La bande-annonce qu’on voit généralement une demi-douzaine de fois dans le but de nous donner envie et de nous allécher ne finit-elle pas par être complètement contre-productive, en ruinant la découverte et les surprises et en s’avérant (de plus en plus) le condensé du meilleur du film ? Ce constat qui s’applique davantage aux œuvres comiques et aux comédies, nous l’avions déjà posé en voyant La Fille du 14 juillet. Nous pouvons hélas le reproduire aujourd’hui avec Tip Top, la comédie sens dessus dessous et joyeusement déjantée de Serge Bozon.
À Villeneuve, dans le Nord, l’enquête policière menée par Esther Lafarge et Sally Marinelli, deux inspectrices de la police des polices suite au meurtre d’un indic d’origine algérienne n’obéit certes pas à une narration linéaire qui enchainerait les étapes successives de son avancée. Sans conteste, ce n’est pas ce qui intéresse le réalisateur de La France, plus enclin à prendre la tangente en se penchant sur le duo de femmes flics dont les comportements extra-professionnels intriguent leur collègue Robert Mendes : Esther pratique des relations SM avec son mari, tandis que Sally, mise au placard et mutée en province, est une voyeuse compulsive.
Tip Top joue donc des ruptures de rythmes, empilant des séquences qui sont loin d’être toutes réussies.
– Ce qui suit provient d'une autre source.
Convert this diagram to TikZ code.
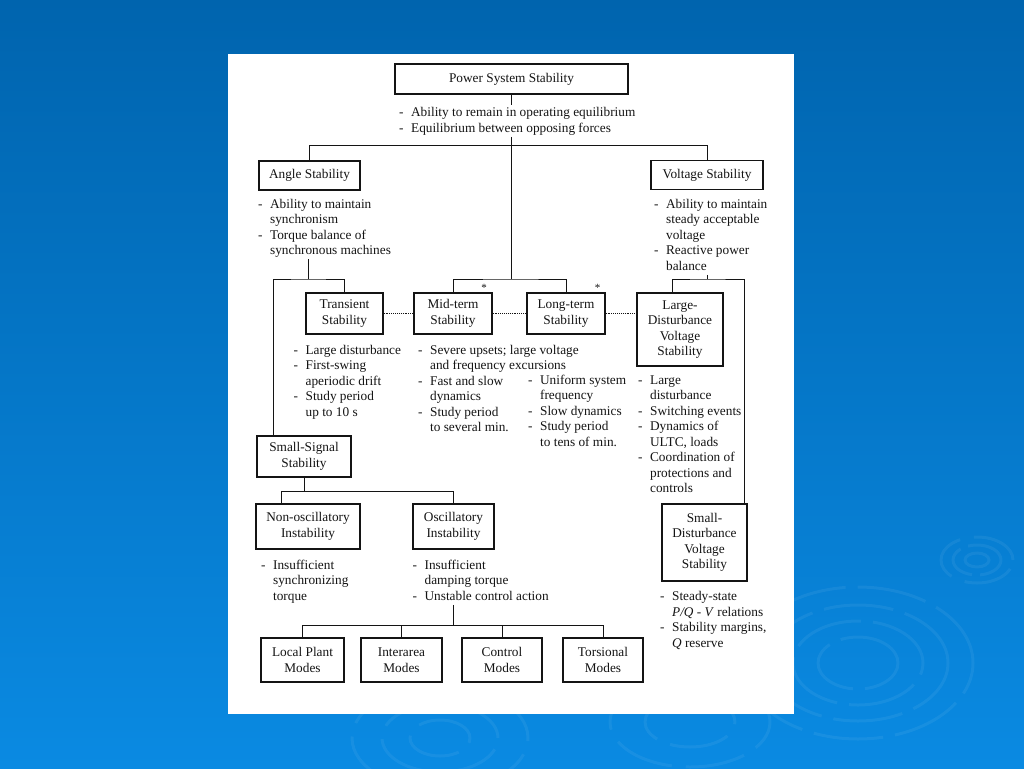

L’impression générale est bien celle d’un patchwork fourni, dont les coutures ont quelque peu tendance à s’effilocher. Si les pièces en sont donc nombreuses et pas très bien assemblées, elles sont à peu près toutes passés dans un bain qui dévitalise et blanchit jusqu’au terne (souligné par le gros grain ‘sale’ de la photographie) leurs tonalités. Interprétées par Isabelle Huppert (survoltée et vraiment excellente dans ce registre) et Sandrine Kiberlain (également parfaite dans son rôle de grande godiche en pleine crise de mimétisme mâtiné de fascination), les deux policières dans leur horrible uniforme bleu canard sont pâles et blafardes comme le sont les locaux du commissariat et les chambres contigües de l’hôtel qu’elles occupent. Ce parti pris esthétique – qui fait penser au cinéma de Ari Kaurismaki, convergence accentuée par les angles de prises de vues, les ambiances [notamment au café] et enfin la musique – pourrait bien vouloir marquer l’opposition entre les Blancs, représentant l’autorité et la loi, et la communauté algérienne. Un deuxième niveau de lecture, plus politique et plus caustique, que l’inoffensive apparence de l’ensemble.
Mais le film, loufoque et imprévisible, dont il vaudrait mieux, répétons-le, ne rien avoir vu au préalable, est d’abord un plaisir d’interprétation, un lieu réservé à des comédiens, non pas en roue libre, mais ravis d’y jouer et d’y tenir des rôles singuliers, réellement différents de la grande majorité de la production courante. Le côté bricolé, de guingois, renvoie au cinéma artisanal et joyeusement anarchiste de Jean-Pierre Mocky. C’est sans doute rendre le meilleur service à Tip Top de ne pas le propulser vers des sommets qu’il n’atteint pas, mais de le tenir pour une curiosité distrayante.